Gegenkandidat Paul Ziemiak
Dass ihr Mann im Bundestagswahlkampf ihren CDU-Gegenkandidaten Paul Ziemiak statt sie selbst unterstütze, verstehe sich von selbst, sagt die Grünen-Politikerin. „Gemeinsam machen sie gerade viele Termine.“ An ihren Podiumsdiskussionen nehme ihr Ehemann nicht teil: „Er möchte dort nicht in den Fokus geraten – die öffentliche Bühne gehört dort mir. Und natürlich stehen wir beide an unseren jeweiligen Infoständen und werben jeweils für unsere Parteien und unsere Kandidaten“, betont Marjan Eggers.

„Ich mag keine Prognose für die Bundestagswahl am 23. Februar abgeben“, sagt Matthias Eggers. Er hoffe nur, dass die aufgeheizte Stimmung mögliche Koalitionen im Vorfeld nicht ausschließe. Marjan Eggers hofft auf ein starkes Ergebnis für die Grünen. Der Umwelt zuliebe.
Sorge vor der AfD eint die beiden
Beide sorgen sich angesichts der starken Umfragewerte für die AfD um den Frieden in Deutschland.

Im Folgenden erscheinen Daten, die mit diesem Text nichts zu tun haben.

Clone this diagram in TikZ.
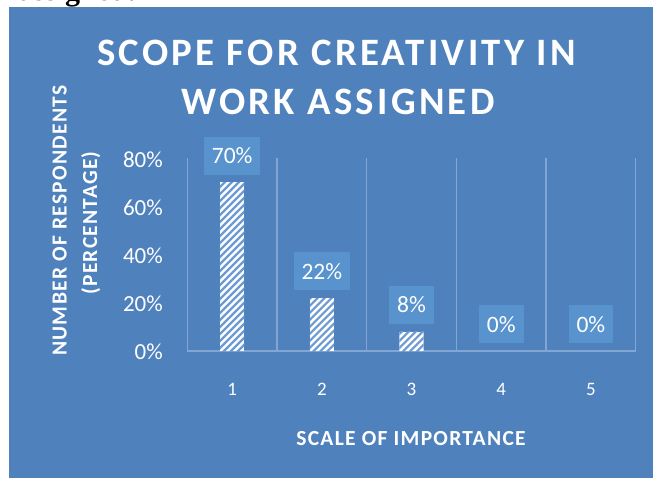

Marjan Eggers: „Ich bin entsetzt über die verbale Aggressivität, über Hass und Hetze auch bei lokalen Veranstaltungen vor Ort seitens der AfD.“ Wichtig sei ihr, auf Augenhöhe und mit Respekt miteinander umzugehen. So sieht es auch ihr Mann: „Wie sich die AfD im Landtag aufführt, dieses ständige Brüllen - die Ordnungsaufrufe sind zu 95 Prozent an AfD-Abgeordnete gerichtet.“ Marjan und Matthias Eggers sind sich einig: Toleranz und die Akzeptanz für andere Auffassungen sind Voraussetzung, um trotz aller politscher Differenzen ein zufriedenes Miteinander innerhalb der Gesellschaft zu führen – und eine glückliche Ehe.